Look Ahead Mark Zandi, chief economist for Moody's, and Bernard Markstein, NAHB director of forecasting, gave similar views on how the housing market slowdown is shaking out across the country at the NAHB's Fall Construction Forecast Conference. Neither economist predicted that housing's considerable drag on growth will actually pull the national economy into recession. However, states that experienced the most significant run-ups in home sales, prices, and production during the recent boom period will definitely be feeling a major pinch—particularly in terms of home sales and prices.
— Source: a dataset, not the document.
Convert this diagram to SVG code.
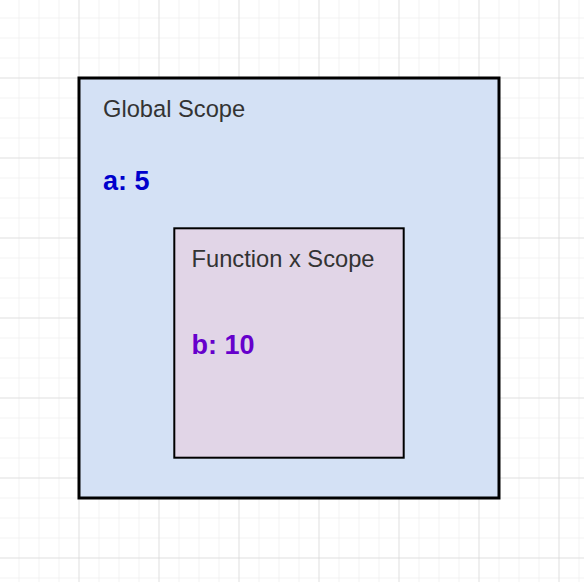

Helping Hands The HBAs in Southern California have already begun providing aid and services to the victims of the wildfires that recently swept the region, displaced hundreds of thousands of residents, caused more than $1 billion in property damage, and destroyed more than 1,600 homes. Within days of the fires, the Building Industry Association of San Diego County posted a list of rebuilding services and related information available from its membership on its Web site,

What If ... With the odds growing that New York City, with a population of more than eight million and 578 miles of waterfront, could be hit by a destructive hurricane, the New York City Office of Emergency Management is sponsoring a design competition to enhance the city's ability to provide provisional housing for people who lose their homes. A jury of experts in the fields of architecture, design, urbanism, and government will choose 10 entrants who will each be awarded $10,000 along with technical support to develop their proposals into workable solutions.